Spanish translation will be provided. There will be no child care.

The meetings will result in a recommendation that will be submitted to the Moses Lake School Board in April 2013, said district Superintendent Michelle Price. Whatever the board decides will be implemented for the 2013-14 school year, but full implementation probably will take two years, Price said.

The high school currently has about 2,100 students, in a building built to house about 1,700. "It's the infrastructure that's the problem," Price said; there's room to build more classrooms, but bathrooms and hallways aren't built for the traffic. The lunchroom is too small to hold the current student body, and in order to accommodate everyone high school officials have had to schedule four lunch periods.

Frontier Middle School has about 710 students, and Chief Moses Middle School has about 1,000. Columbia Basin Secondary School doesn't have a waiting list but it is nearing capacity, Price said.

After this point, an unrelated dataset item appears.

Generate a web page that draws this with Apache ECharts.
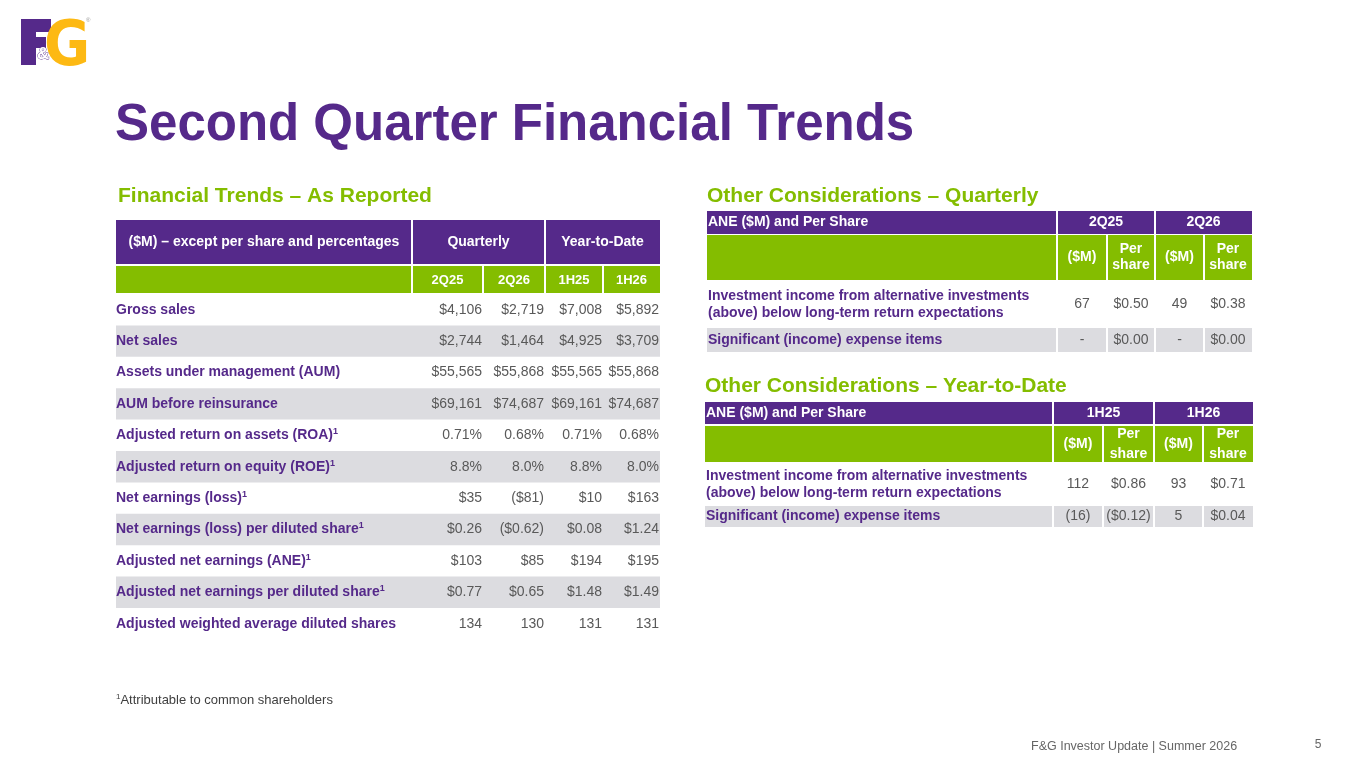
<!DOCTYPE html>
<html lang="en">
<head>
<meta charset="UTF-8">
<script src="https://cdn.jsdelivr.net/npm/echarts@6.0.0/dist/echarts.min.js"></script>
<style>
    html, body {margin: 0; padding: 0; background: #fff;}
    #main {width: 1365px; height: 768px;}
</style>
</head>
<body>
<div id="main"></div>
<script>
    // ---- Financial Trends – As Reported ----
    var groups = ['Quarterly', 'Year-to-Date'];
    var periods = ['2Q25', '2Q26', '1H25', '1H26'];
    var metrics = [
        'Gross sales',
        'Net sales',
        'Assets under management (AUM)',
        'AUM before reinsurance',
        'Adjusted return on assets (ROA)',
        'Adjusted return on equity (ROE)',
        'Net earnings (loss)',
        'Net earnings (loss) per diluted share',
        'Adjusted net earnings (ANE)',
        'Adjusted net earnings per diluted share',
        'Adjusted weighted average diluted shares'
    ];
    var footnoted = [0, 0, 0, 0, 1, 1, 1, 1, 1, 1, 0];
    var val2Q25 = ['$4,106', '$2,744', '$55,565', '$69,161', '0.71%', '8.8%', '$35', '$0.26', '$103', '$0.77', '134'];
    var val2Q26 = ['$2,719', '$1,464', '$55,868', '$74,687', '0.68%', '8.0%', '($81)', '($0.62)', '$85', '$0.65', '130'];
    var val1H25 = ['$7,008', '$4,925', '$55,565', '$69,161', '0.71%', '8.8%', '$10', '$0.08', '$194', '$1.48', '131'];
    var val1H26 = ['$5,892', '$3,709', '$55,868', '$74,687', '0.68%', '8.0%', '$163', '$1.24', '$195', '$1.49', '131'];

    // ---- Other Considerations ----
    var otherItems = [
        'Investment income from alternative investments\n(above) below long-term return expectations',
        'Significant (income) expense items'
    ];
    var subCols = ['($M)', 'Per\nshare', '($M)', 'Per\nshare'];
    var qPeriods = ['2Q25', '2Q26'];
    var qAmt25 = ['67', '-'];
    var qPer25 = ['$0.50', '$0.00'];
    var qAmt26 = ['49', '-'];
    var qPer26 = ['$0.38', '$0.00'];
    var ytdPeriods = ['1H25', '1H26'];
    var ytdAmt25 = ['112', '(16)'];
    var ytdPer25 = ['$0.86', '($0.12)'];
    var ytdAmt26 = ['93', '5'];
    var ytdPer26 = ['$0.71', '$0.04'];

    var PURPLE = '#55298a';
    var GREEN = '#84bd00';
    var GOLD = '#fdb913';
    var GRAY_ROW = '#dcdce0';
    var VAL = '#595959';
    var FONT = "'Liberation Sans', Arial, sans-serif";

    var els = [];

    function rect(x, y, w, h, fill) {
        els.push({type: 'rect', silent: true, shape: {x: x, y: y, width: w, height: h}, style: {fill: fill}});
    }
    function vline(x, y1, y2) {
        els.push({type: 'line', silent: true, shape: {x1: x, y1: y1, x2: x, y2: y2}, style: {stroke: '#fff', lineWidth: 2}});
    }
    function text(str, x, y, size, weight, fill, align, lh) {
        els.push({type: 'text', silent: true, x: x, y: y, style: {
            text: str, font: weight + ' ' + size + 'px ' + FONT, fill: fill,
            align: align || 'left', verticalAlign: 'middle', lineHeight: lh || size + 2
        }});
    }
    // label with a superscript "1"
    function supText(str, x, y, size, fill) {
        els.push({type: 'text', silent: true, x: x, y: y, style: {
            text: '{m|' + str + '}{s|1}', align: 'left', verticalAlign: 'middle',
            rich: {
                m: {font: 'bold ' + size + 'px ' + FONT, fill: fill, lineHeight: 16},
                s: {font: 'bold 9px ' + FONT, fill: fill, lineHeight: 16, verticalAlign: 'top'}
            }
        }});
    }

    // logo: block F, gold G, small ampersand
    rect(21, 19, 15, 46, PURPLE);
    rect(21, 19, 30, 13, PURPLE);
    rect(21, 37, 25, 11, PURPLE);
    els.push({type: 'text', silent: true, x: 44, y: 49, scaleX: 0.88, scaleY: 0.96, style: {
        text: 'G', font: "bold 64px 'DejaVu Sans', sans-serif", fill: GOLD, verticalAlign: 'middle'}});
    els.push({type: 'text', silent: true, x: 37, y: 54, style: {
        text: '&', font: 'bold 17px ' + FONT, fill: '#fff', stroke: PURPLE, lineWidth: 0.8, verticalAlign: 'middle'}});
    text('®', 86, 20, 6, 'normal', '#999');

    // titles
    text('Second Quarter Financial Trends', 115, 126, 51, 'bold', PURPLE);
    text('Financial Trends – As Reported', 118, 196, 21, 'bold', GREEN);

    // main table
    var cx = [116, 412, 483, 545, 603, 660];
    rect(116, 220, 544, 44, PURPLE);
    rect(116, 266, 544, 27, GREEN);
    vline(412, 220, 293);
    vline(545, 220, 293);
    vline(483, 266, 293);
    vline(603, 266, 293);
    text('($M) – except per share and percentages', (cx[0] + cx[1]) / 2, 242, 14, 'bold', '#fff', 'center');
    groups.forEach(function (g, i) {
        text(g, (cx[1 + 2 * i] + cx[3 + 2 * i]) / 2, 242, 14, 'bold', '#fff', 'center');
    });
    periods.forEach(function (p, i) {
        text(p, (cx[i + 1] + cx[i + 2]) / 2, 280, 13, 'bold', '#fff', 'center');
    });
    var cols = [val2Q25, val2Q26, val1H25, val1H26];
    var rowTop = 294, rowH = 31.4;
    metrics.forEach(function (m, r) {
        var y = rowTop + r * rowH;
        if (r % 2 === 1) rect(116, y, 544, rowH, GRAY_ROW);
        var cy = y + rowH / 2;
        if (footnoted[r]) supText(m, 116, cy, 14, PURPLE);
        else text(m, 116, cy, 14, 'bold', PURPLE);
        cols.forEach(function (col, c) {
            text(col[r], cx[c + 2] - 1, cy, 14, 'normal', VAL, 'right');
        });
    });

    // other considerations tables
    function otherTable(title, L, per, amt25, per25, amt26, per26) {
        text(title, L.x[0], L.titleY, 21, 'bold', GREEN);
        var x = L.x, right = x[5], w = right - x[0];
        rect(x[0], L.head[0], w, L.head[1], PURPLE);
        rect(x[0], L.sub[0], w, L.sub[1], GREEN);
        rect(x[0], L.r2[0], w, L.r2[1], GRAY_ROW);
        vline(x[1], L.head[0], L.r2[0] + L.r2[1]);
        vline(x[3], L.head[0], L.head[0] + L.head[1]);
        [1, 2, 3, 4].forEach(function (k) {
            vline(x[k], L.sub[0], L.sub[0] + L.sub[1]);
            vline(x[k], L.r2[0], L.r2[0] + L.r2[1]);
        });
        var hy = L.head[0] + L.head[1] / 2;
        text('ANE ($M) and Per Share', x[0] + 1, hy, 14, 'bold', '#fff');
        per.forEach(function (p, i) {
            text(p, (x[1 + 2 * i] + x[3 + 2 * i]) / 2, hy, 14, 'bold', '#fff', 'center');
        });
        var sy = L.sub[0] + L.sub[1] / 2;
        subCols.forEach(function (s, i) {
            text(s, (x[i + 1] + x[i + 2]) / 2, sy, 14, 'bold', '#fff', 'center', L.subLh);
        });
        var rows = [L.r1, L.r2];
        otherItems.forEach(function (item, r) {
            var ry = rows[r][0] + rows[r][1] / 2;
            text(item, x[0] + 1, ry, 14, 'bold', PURPLE, 'left', 17);
            [amt25, per25, amt26, per26].forEach(function (col, c) {
                text(col[r], (x[c + 1] + x[c + 2]) / 2, ry, 14, 'normal', VAL, 'center');
            });
        });
    }

    otherTable('Other Considerations – Quarterly', {
        x: [707, 1057, 1107, 1155, 1204, 1252], titleY: 196,
        head: [211, 23], sub: [235, 45], r1: [282, 45], r2: [328, 24], subLh: 16
    }, qPeriods, qAmt25, qPer25, qAmt26, qPer26);

    otherTable('Other Considerations – Year-to-Date', {
        x: [705, 1053, 1103, 1154, 1203, 1253], titleY: 386,
        head: [402, 22], sub: [426, 36], r1: [464, 41], r2: [506, 21], subLh: 20
    }, ytdPeriods, ytdAmt25, ytdPer25, ytdAmt26, ytdPer26);

    // footnote & footer
    els.push({type: 'text', silent: true, x: 116, y: 700, style: {
        text: '{s|1}{m|Attributable to common shareholders}', verticalAlign: 'middle',
        rich: {
            m: {font: '13px ' + FONT, fill: '#404040', lineHeight: 15},
            s: {font: '8px ' + FONT, fill: '#404040', lineHeight: 15, verticalAlign: 'top'}
        }
    }});
    text('F&G Investor Update | Summer 2026', 1031, 747, 12.5, 'normal', '#666');
    text('5', 1318, 745, 12, 'normal', '#666', 'center');

    var myChart = echarts.init(document.getElementById('main'));
    myChart.setOption({
        backgroundColor: '#fff',
        animation: false,
        graphic: {elements: els}
    });
</script>
</body>
</html>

District officials already have considered various ideas, but want to hear what district patrons have to say. "We don't want to have the answers right now. We want to listen," Price said.

She's asking people to consider what makes up a quality high school education, the skills students will need to qualify for college and work, and how the district's existing facilities fit that picture. The answers will form the background to the recommendations.

District officials have talked about running two shifts per day. But, Price said, schools that have done that didn't stay with it. Year-round school is another possibility that's been discussed, with about one-fourth of the students and staff on vacation in each quarter.

Another possibility is utilizing Columbia Basin Secondary School as a middle school or high school, or assigning students from one area of the district to the building. District officials also have discussed a college-style schedule, with classes at specific times, Price said.

But district officials mostly are interested in listening to district patrons, Price said. They want to hear from everyone, whether or not patrons have kids in the middle school or high school.

In February district patrons rejected a proposal to build a second high school and two elementary schools. Price said she has been asked why the bond included a second high school and not an expansion at the existing high school. The committee that worked on the bond proposal conducted a survey, Price said, and the survey results included a clear preference for a second school.